• 16 November 1877
  •  Stratford-on-Avon, Warwickshire, England, UK

Halliwell Hobbes


Born at Shakespeare's birthplace, Stratford-on-Avon, Halliwell Hobbes could perhaps not aspire to anything else but to be an actor. He made his stage debut in 1898 playing Shakespearean repertory with the famous acting company of Sir Frank Benson throughout England. Among others he played opposite Mrs. Patrick Campbell and Ellen Terry. Hobbes came to the American and Broadway as early as 1906, doing performing and some directing until early 1929 when he came to Hollywood as an elderly actor to launch a long career of memorable character roles. In those first years he seemed to be either a lord or a butler. But by 1931 he was much in demand, lending his distinctive and dignified nasal voice to nearly ten films per year through most of the 1930s. Moving from one studio to another, he was doctors, diplomats, more lords, and some very memorable clerics-especially the staid archbishop reduced to laughter in The Prince and the Pauper (1937).
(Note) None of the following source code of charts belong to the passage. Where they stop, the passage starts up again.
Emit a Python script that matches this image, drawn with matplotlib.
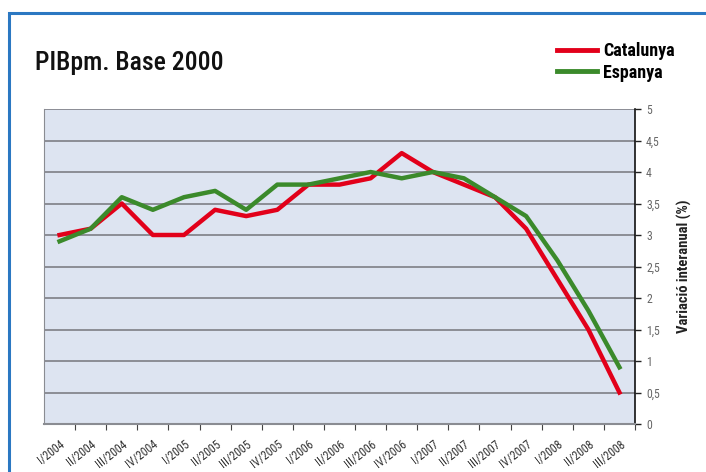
import matplotlib
matplotlib.use("Agg")
import matplotlib.pyplot as plt
from matplotlib.patches import Rectangle
from matplotlib.lines import Line2D

quarters = ["I/2004", "II/2004", "III/2004", "IV/2004",
            "I/2005", "II/2005", "III/2005", "IV/2005",
            "I/2006", "II/2006", "III/2006", "IV/2006",
            "I/2007", "II/2007", "III/2007", "IV/2007",
            "I/2008", "II/2008", "III/2008"]
catalunya = [3.0, 3.1, 3.5, 3.0, 3.0, 3.4, 3.3, 3.4, 3.8, 3.8, 3.9, 4.3,
             4.0, 3.8, 3.6, 3.1, 2.3, 1.5, 0.5]
espanya = [2.9, 3.1, 3.6, 3.4, 3.6, 3.7, 3.4, 3.8, 3.8, 3.9, 4.0, 3.9,
           4.0, 3.9, 3.6, 3.3, 2.6, 1.8, 0.9]
y_ticks = [0, 0.5, 1, 1.5, 2, 2.5, 3, 3.5, 4, 4.5, 5]
y_labels = ["0", "0,5", "1", "1,5", "2", "2,5", "3", "3,5", "4", "4,5", "5"]

red = "#e2001a"
green = "#3b8a2b"
cond = ["Roboto Condensed", "DejaVu Sans"]

fig = plt.figure(figsize=(7.06, 4.72), dpi=100)
fig.patches.append(Rectangle((9 / 706, -0.1), 1.2, 1 - 13 / 472 + 0.1,
                             transform=fig.transFigure, fill=False,
                             edgecolor="#2b78c2", linewidth=2.2))

ax = fig.add_axes([44 / 706, 1 - 424 / 472, 591 / 706, 315 / 472])
ax.set_facecolor("#dde4f1")
x = range(len(quarters))
ax.plot(x, catalunya, color=red, linewidth=3.2, zorder=3)
ax.plot(x, espanya, color=green, linewidth=3.2, zorder=4)

ax.set_xlim(-0.5, len(quarters) - 0.5)
ax.set_ylim(0, 5)
for yv in y_ticks:
    ax.axhline(yv, color="#7d7f86", linewidth=1.2, zorder=1)

ax.yaxis.tick_right()
ax.set_yticks(y_ticks)
ax.set_yticklabels(y_labels, color="#666666", fontsize=8.5, family=cond)
ax.tick_params(axis="y", direction="out", length=4, width=1, color="#222222", pad=4)

ax.set_xticks([i - 0.5 for i in range(1, len(quarters) + 1)])
ax.set_xticklabels([])
ax.set_xticks(list(x), minor=True)
ax.set_xticklabels(quarters, minor=True, rotation=38, ha="right", va="top",
                   rotation_mode="anchor", fontsize=8.5, color="#333333",
                   family=cond)
ax.tick_params(axis="x", which="major", direction="out", length=4, color="#444444")
ax.tick_params(axis="x", which="minor", length=0, pad=10)

ax.spines["top"].set_visible(False)
ax.spines["left"].set_color("#8a8c92")
ax.spines["bottom"].set_color("#8a8c92")
ax.spines["bottom"].set_linewidth(1.5)
ax.spines["right"].set_color("#111111")
ax.spines["right"].set_linewidth(1.2)

ax.yaxis.set_label_position("right")
ax.set_ylabel("Variació interanual (%)", fontsize=10.5, fontweight="bold",
              family=cond, labelpad=12, color="#222222")

fig.text(35 / 706, 1 - 70 / 472, "PIBpm. Base 2000", fontsize=18.5,
         family=cond, fontweight="medium", va="baseline", ha="left", color="#111111")

handles = [Line2D([], [], color=red, linewidth=3.5), Line2D([], [], color=green, linewidth=3.5)]
fig.legend(handles, ["Catalunya", "Espanya"], loc="upper left",
           bbox_to_anchor=(548 / 706, 1 - 33 / 472), frameon=False,
           prop={"family": cond, "weight": "semibold", "size": 13},
           handlelength=2.2, handletextpad=0.35, labelspacing=0.2, borderpad=0)

fig.savefig("out.png", dpi=100)
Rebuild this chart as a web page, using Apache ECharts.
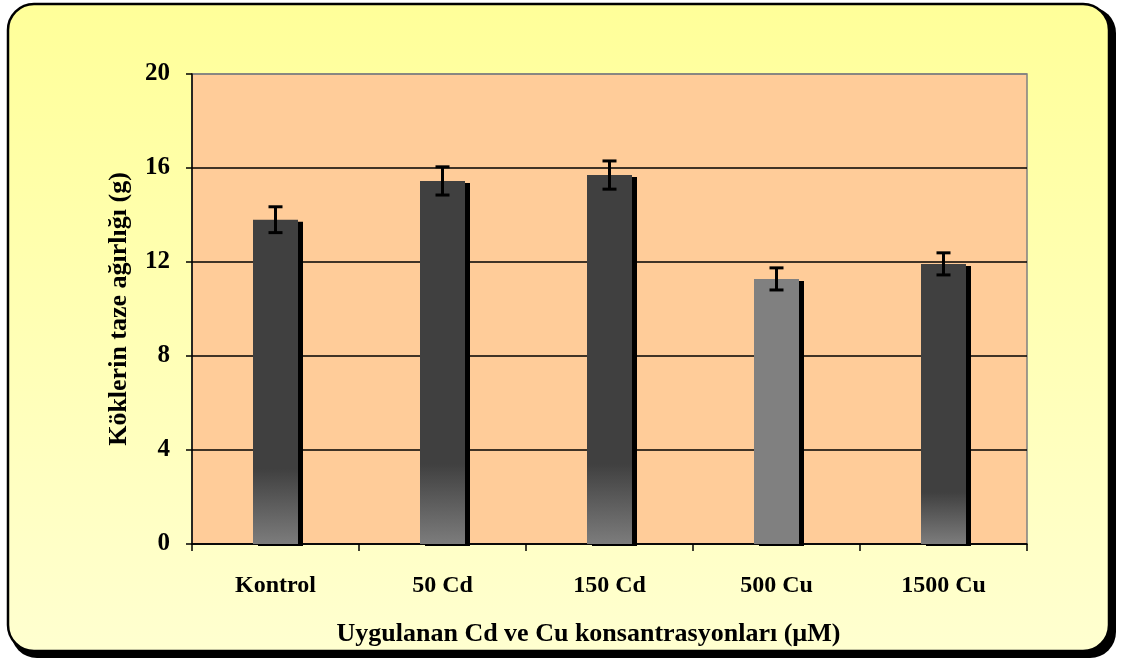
<!DOCTYPE html>
<html>
<head>
<meta charset="utf-8">
<script src="https://cdn.jsdelivr.net/npm/echarts@6/dist/echarts.min.js"></script>
<style>
html,body{margin:0;padding:0;background:#ffffff;}
#chart{width:1125px;height:662px;}
</style>
</head>
<body>
<div id="chart"></div>
<script>
const categories = ['Kontrol', '50 Cd', '150 Cd', '500 Cu', '1500 Cu'];
const means = [13.8, 15.45, 15.7, 11.28, 11.92];
const errors = [0.55, 0.6, 0.6, 0.47, 0.47];
const yTicks = [0, 4, 8, 12, 16, 20];
const yTitle = 'Köklerin taze ağırlığı (g)';
const xTitle = 'Uygulanan Cd ve Cu konsantrasyonları (µM)';

const FONT = '"Liberation Serif", "Times New Roman", serif';
const dark = '#404040';
const mid = '#808080';
const fadeUnits = [3.2, 3.4, 3.4, 0, 2.2];

function barColor(i) {
  if (i === 3) return mid;
  const start = 1 - fadeUnits[i] / means[i];
  return new echarts.graphic.LinearGradient(0, 0, 0, 1, [
    {offset: 0, color: dark},
    {offset: start, color: dark},
    {offset: 1, color: '#7c7c7c'}
  ]);
}

const chart = echarts.init(document.getElementById('chart'), null, {renderer: 'canvas'});
chart.setOption({
  animation: false,
  backgroundColor: 'transparent',
  graphic: [
    {
      type: 'rect', z: -10, silent: true,
      shape: {x: 11, y: 7, width: 1105, height: 651, r: 26},
      style: {fill: '#000'}
    },
    {
      type: 'rect', z: -9, silent: true,
      shape: {x: 8, y: 4, width: 1101, height: 647, r: 26},
      style: {
        fill: new echarts.graphic.LinearGradient(0, 0, 0, 1, [
          {offset: 0, color: '#FFFF99'},
          {offset: 1, color: '#FFFFD0'}
        ]),
        stroke: '#000', lineWidth: 2.5
      }
    }
  ],
  grid: {
    left: 192, top: 74, width: 835, height: 470,
    show: true, backgroundColor: '#FFCC99', borderColor: '#808080', borderWidth: 1.5
  },
  xAxis: {
    type: 'category',
    data: categories,
    name: xTitle,
    nameLocation: 'middle',
    nameGap: 77,
    nameTextStyle: {fontFamily: FONT, fontWeight: 'bold', fontSize: 26, color: '#000', padding: [0, 42, 0, 0]},
    axisLine: {lineStyle: {color: '#000', width: 1.5}},
    axisTick: {show: true, length: 7, lineStyle: {color: '#000', width: 1.5}, alignWithLabel: false},
    axisLabel: {fontFamily: FONT, fontWeight: 'bold', fontSize: 24, color: '#000', margin: 30}
  },
  yAxis: {
    type: 'value',
    min: 0, max: 20, interval: 4,
    name: yTitle,
    nameLocation: 'middle',
    nameGap: 60,
    nameTextStyle: {fontFamily: FONT, fontWeight: 'bold', fontSize: 26, color: '#000'},
    axisLine: {show: true, lineStyle: {color: '#000', width: 1.5}},
    axisTick: {show: true, length: 6, lineStyle: {color: '#000', width: 1.5}},
    axisLabel: {fontFamily: FONT, fontWeight: 'bold', fontSize: 25, color: '#000', margin: 22,
      formatter: v => yTicks.includes(v) ? String(v) : ''},
    splitLine: {show: true, lineStyle: {color: ['#000', '#000', '#000', '#000', '#000', '#808080'], width: 1.5}}
  },
  series: [
    {
      type: 'bar',
      barWidth: 45,
      data: means.map((v, i) => ({
        value: v,
        itemStyle: {
          color: barColor(i),
          borderWidth: 0,
          shadowColor: '#000', shadowOffsetX: 5, shadowOffsetY: 2, shadowBlur: 0
        }
      })),
      z: 2
    },
    {
      type: 'custom',
      z: 5,
      data: means.map((v, i) => [i, v - errors[i], v + errors[i]]),
      renderItem: function (params, api) {
        const x = api.value(0);
        const lo = api.coord([x, api.value(1)]);
        const hi = api.coord([x, api.value(2)]);
        const cw = 7;
        const st = {stroke: '#000', lineWidth: 3};
        return {
          type: 'group',
          children: [
            {type: 'line', shape: {x1: lo[0], y1: lo[1], x2: hi[0], y2: hi[1]}, style: st},
            {type: 'line', shape: {x1: lo[0] - cw, y1: lo[1], x2: lo[0] + cw, y2: lo[1]}, style: st},
            {type: 'line', shape: {x1: hi[0] - cw, y1: hi[1], x2: hi[0] + cw, y2: hi[1]}, style: st}
          ]
        };
      }
    }
  ]
});
</script>
</body>
</html>
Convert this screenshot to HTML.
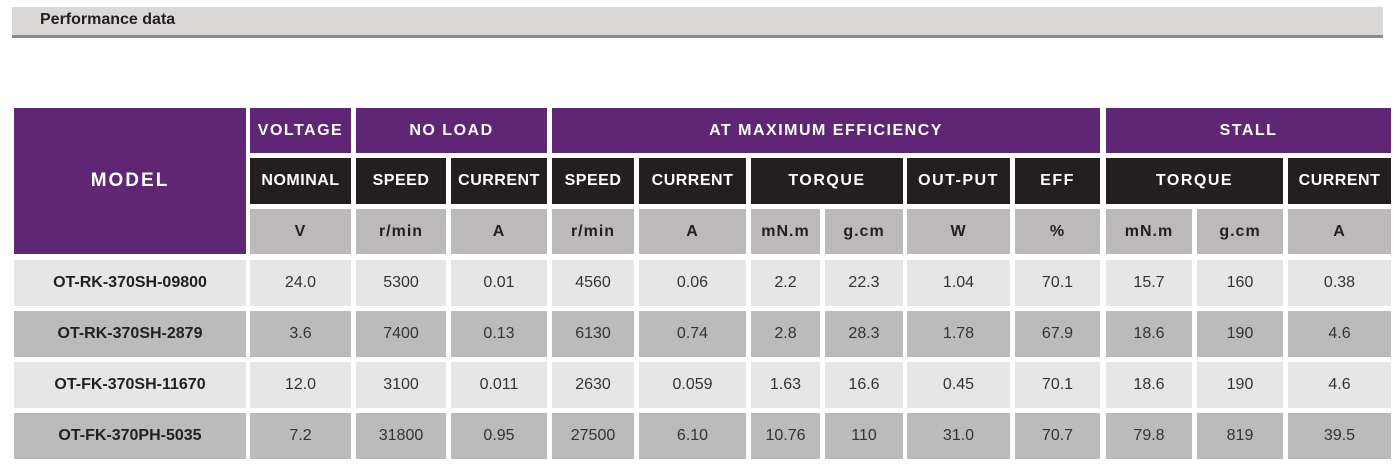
<!DOCTYPE html>
<html><head><meta charset="utf-8"><style>
body{margin:0;width:1393px;height:466px;background:#fff;position:relative;overflow:hidden;font-family:"Liberation Sans",sans-serif}
.c{position:absolute;display:flex;align-items:center;justify-content:center;box-sizing:border-box;white-space:nowrap}
.p{background:#5e2675;color:#fff;font-weight:bold;font-size:16px;letter-spacing:1.5px}
.b{background:#231f20;color:#fff;font-weight:bold;font-size:16px;letter-spacing:.5px}
.g{background:#bbb9ba;color:#231f20;font-weight:bold;font-size:16px;letter-spacing:1px}
.l{background:#e6e6e6;color:#333;font-size:16px}
.d{background:#bcbbbb;color:#333;font-size:16px}
.m{font-weight:bold;color:#231f20;font-size:16px}
</style></head><body>
<div style="position:absolute;left:12px;top:7px;width:1371px;height:29px;background:#dad9d7"></div>
<div style="position:absolute;left:12px;top:35px;width:1371px;height:3px;background:#8a8a8a"></div>
<div style="position:absolute;left:40px;top:11px;font-weight:bold;font-size:16px;color:#231f20">Performance data</div>

<div class="c p" style="left:14px;top:108px;width:232px;height:146px;font-size:19px;letter-spacing:2px">MODEL</div>
<div class="c p" style="left:250px;top:108px;width:101px;height:45px">VOLTAGE</div>
<div class="c p" style="left:356px;top:108px;width:191px;height:45px">NO LOAD</div>
<div class="c p" style="left:552px;top:108px;width:548px;height:45px">AT MAXIMUM EFFICIENCY</div>
<div class="c p" style="left:1106px;top:108px;width:285px;height:45px">STALL</div>

<div class="c b" style="left:250px;top:158px;width:101px;height:46px">NOMINAL</div>
<div class="c b" style="left:356px;top:158px;width:90px;height:46px">SPEED</div>
<div class="c b" style="left:451px;top:158px;width:96px;height:46px">CURRENT</div>
<div class="c b" style="left:552px;top:158px;width:82px;height:46px">SPEED</div>
<div class="c b" style="left:639px;top:158px;width:107px;height:46px">CURRENT</div>
<div class="c b" style="left:751px;top:158px;width:152px;height:46px;letter-spacing:1.5px">TORQUE</div>
<div class="c b" style="left:907px;top:158px;width:103px;height:46px;letter-spacing:1.5px">OUT-PUT</div>
<div class="c b" style="left:1015px;top:158px;width:85px;height:46px;letter-spacing:1.5px">EFF</div>
<div class="c b" style="left:1106px;top:158px;width:177px;height:46px;letter-spacing:1.5px">TORQUE</div>
<div class="c b" style="left:1288px;top:158px;width:103px;height:46px">CURRENT</div>

<div class="c g" style="left:250px;top:209px;width:101px;height:45px">V</div>
<div class="c g" style="left:356px;top:209px;width:90px;height:45px">r/min</div>
<div class="c g" style="left:451px;top:209px;width:96px;height:45px">A</div>
<div class="c g" style="left:552px;top:209px;width:82px;height:45px">r/min</div>
<div class="c g" style="left:639px;top:209px;width:107px;height:45px">A</div>
<div class="c g" style="left:751px;top:209px;width:69px;height:45px">mN.m</div>
<div class="c g" style="left:825px;top:209px;width:78px;height:45px">g.cm</div>
<div class="c g" style="left:907px;top:209px;width:103px;height:45px">W</div>
<div class="c g" style="left:1015px;top:209px;width:85px;height:45px">%</div>
<div class="c g" style="left:1106px;top:209px;width:86px;height:45px">mN.m</div>
<div class="c g" style="left:1197px;top:209px;width:86px;height:45px">g.cm</div>
<div class="c g" style="left:1288px;top:209px;width:103px;height:45px">A</div>

<!-- row 1 -->
<div class="c l m" style="left:14px;top:260px;width:232px;height:46px">OT-RK-370SH-09800</div>
<div class="c l" style="left:250px;top:260px;width:101px;height:46px">24.0</div>
<div class="c l" style="left:356px;top:260px;width:90px;height:46px">5300</div>
<div class="c l" style="left:451px;top:260px;width:96px;height:46px">0.01</div>
<div class="c l" style="left:552px;top:260px;width:82px;height:46px">4560</div>
<div class="c l" style="left:639px;top:260px;width:107px;height:46px">0.06</div>
<div class="c l" style="left:751px;top:260px;width:69px;height:46px">2.2</div>
<div class="c l" style="left:825px;top:260px;width:78px;height:46px">22.3</div>
<div class="c l" style="left:907px;top:260px;width:103px;height:46px">1.04</div>
<div class="c l" style="left:1015px;top:260px;width:85px;height:46px">70.1</div>
<div class="c l" style="left:1106px;top:260px;width:86px;height:46px">15.7</div>
<div class="c l" style="left:1197px;top:260px;width:86px;height:46px">160</div>
<div class="c l" style="left:1288px;top:260px;width:103px;height:46px">0.38</div>
<!-- row 2 -->
<div class="c d m" style="left:14px;top:311px;width:232px;height:46px">OT-RK-370SH-2879</div>
<div class="c d" style="left:250px;top:311px;width:101px;height:46px">3.6</div>
<div class="c d" style="left:356px;top:311px;width:90px;height:46px">7400</div>
<div class="c d" style="left:451px;top:311px;width:96px;height:46px">0.13</div>
<div class="c d" style="left:552px;top:311px;width:82px;height:46px">6130</div>
<div class="c d" style="left:639px;top:311px;width:107px;height:46px">0.74</div>
<div class="c d" style="left:751px;top:311px;width:69px;height:46px">2.8</div>
<div class="c d" style="left:825px;top:311px;width:78px;height:46px">28.3</div>
<div class="c d" style="left:907px;top:311px;width:103px;height:46px">1.78</div>
<div class="c d" style="left:1015px;top:311px;width:85px;height:46px">67.9</div>
<div class="c d" style="left:1106px;top:311px;width:86px;height:46px">18.6</div>
<div class="c d" style="left:1197px;top:311px;width:86px;height:46px">190</div>
<div class="c d" style="left:1288px;top:311px;width:103px;height:46px">4.6</div>
<!-- row 3 -->
<div class="c l m" style="left:14px;top:362px;width:232px;height:46px">OT-FK-370SH-11670</div>
<div class="c l" style="left:250px;top:362px;width:101px;height:46px">12.0</div>
<div class="c l" style="left:356px;top:362px;width:90px;height:46px">3100</div>
<div class="c l" style="left:451px;top:362px;width:96px;height:46px">0.011</div>
<div class="c l" style="left:552px;top:362px;width:82px;height:46px">2630</div>
<div class="c l" style="left:639px;top:362px;width:107px;height:46px">0.059</div>
<div class="c l" style="left:751px;top:362px;width:69px;height:46px">1.63</div>
<div class="c l" style="left:825px;top:362px;width:78px;height:46px">16.6</div>
<div class="c l" style="left:907px;top:362px;width:103px;height:46px">0.45</div>
<div class="c l" style="left:1015px;top:362px;width:85px;height:46px">70.1</div>
<div class="c l" style="left:1106px;top:362px;width:86px;height:46px">18.6</div>
<div class="c l" style="left:1197px;top:362px;width:86px;height:46px">190</div>
<div class="c l" style="left:1288px;top:362px;width:103px;height:46px">4.6</div>
<!-- row 4 -->
<div class="c d m" style="left:14px;top:413px;width:232px;height:46px">OT-FK-370PH-5035</div>
<div class="c d" style="left:250px;top:413px;width:101px;height:46px">7.2</div>
<div class="c d" style="left:356px;top:413px;width:90px;height:46px">31800</div>
<div class="c d" style="left:451px;top:413px;width:96px;height:46px">0.95</div>
<div class="c d" style="left:552px;top:413px;width:82px;height:46px">27500</div>
<div class="c d" style="left:639px;top:413px;width:107px;height:46px">6.10</div>
<div class="c d" style="left:751px;top:413px;width:69px;height:46px">10.76</div>
<div class="c d" style="left:825px;top:413px;width:78px;height:46px">110</div>
<div class="c d" style="left:907px;top:413px;width:103px;height:46px">31.0</div>
<div class="c d" style="left:1015px;top:413px;width:85px;height:46px">70.7</div>
<div class="c d" style="left:1106px;top:413px;width:86px;height:46px">79.8</div>
<div class="c d" style="left:1197px;top:413px;width:86px;height:46px">819</div>
<div class="c d" style="left:1288px;top:413px;width:103px;height:46px">39.5</div>
</body></html>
The roles were scarcer through the 1940s, but he was back on Broadway by mid 1940 playing Capulet in "Romeo and Juliet." Still that distinctive voice graced over 100 films by 1949. He turned to the richly diverse American TV playhouse format by 1950 and continued with roles through the decade along with a continued presence on Broadway until late 1955. Although he was sometimes uncredited in films, his roles were no less a recorded legacy of a dedicated acting talent.